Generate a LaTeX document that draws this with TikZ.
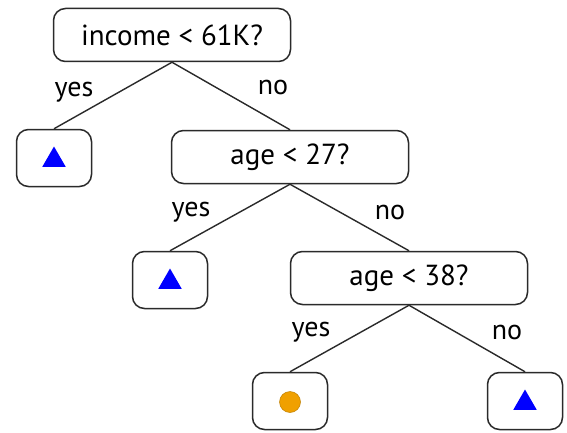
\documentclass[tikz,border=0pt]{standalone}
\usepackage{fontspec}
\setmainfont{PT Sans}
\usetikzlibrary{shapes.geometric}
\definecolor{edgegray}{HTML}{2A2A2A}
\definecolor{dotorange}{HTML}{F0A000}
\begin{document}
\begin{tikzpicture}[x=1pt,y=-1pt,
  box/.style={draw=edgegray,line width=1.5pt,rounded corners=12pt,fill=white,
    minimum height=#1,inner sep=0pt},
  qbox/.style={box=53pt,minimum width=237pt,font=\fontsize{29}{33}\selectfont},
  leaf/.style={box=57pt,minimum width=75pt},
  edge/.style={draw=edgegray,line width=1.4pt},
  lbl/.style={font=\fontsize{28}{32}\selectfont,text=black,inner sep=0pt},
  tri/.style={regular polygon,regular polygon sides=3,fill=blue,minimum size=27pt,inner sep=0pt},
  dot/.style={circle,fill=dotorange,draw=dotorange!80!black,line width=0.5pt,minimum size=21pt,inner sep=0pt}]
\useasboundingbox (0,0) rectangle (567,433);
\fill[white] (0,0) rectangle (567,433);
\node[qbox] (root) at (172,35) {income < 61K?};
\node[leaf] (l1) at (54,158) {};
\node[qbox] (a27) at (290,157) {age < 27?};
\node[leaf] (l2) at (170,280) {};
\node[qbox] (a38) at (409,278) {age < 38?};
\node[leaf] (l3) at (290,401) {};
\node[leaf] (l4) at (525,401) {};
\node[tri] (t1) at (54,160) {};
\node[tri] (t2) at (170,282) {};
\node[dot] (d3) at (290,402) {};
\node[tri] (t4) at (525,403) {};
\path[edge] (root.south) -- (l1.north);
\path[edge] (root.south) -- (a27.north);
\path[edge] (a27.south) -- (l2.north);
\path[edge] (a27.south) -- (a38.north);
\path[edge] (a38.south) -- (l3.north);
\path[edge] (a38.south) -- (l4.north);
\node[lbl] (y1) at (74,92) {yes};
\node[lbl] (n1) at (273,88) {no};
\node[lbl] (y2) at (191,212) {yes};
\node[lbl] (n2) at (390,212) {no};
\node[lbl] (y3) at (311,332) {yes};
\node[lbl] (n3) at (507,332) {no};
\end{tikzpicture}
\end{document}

...

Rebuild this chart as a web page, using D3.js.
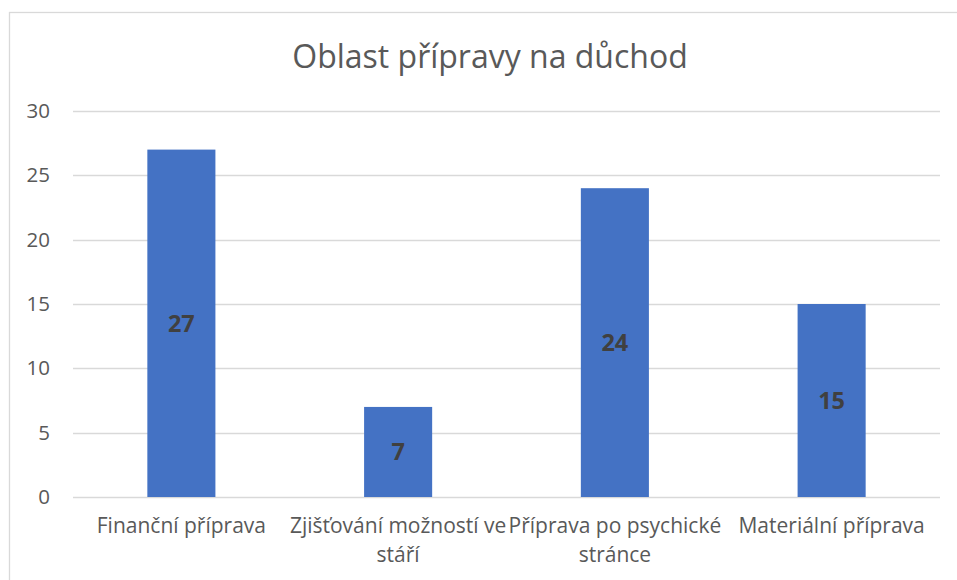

* * *

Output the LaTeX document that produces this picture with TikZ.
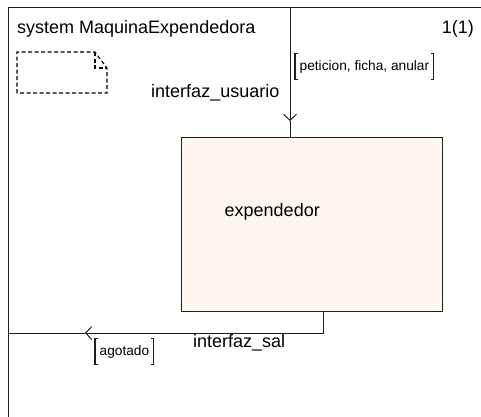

YOUR OBJECTIVE:
From the records above, how many lines include the word "that"? Only the number is wanted.

ANSWER FOR THE TASK:
2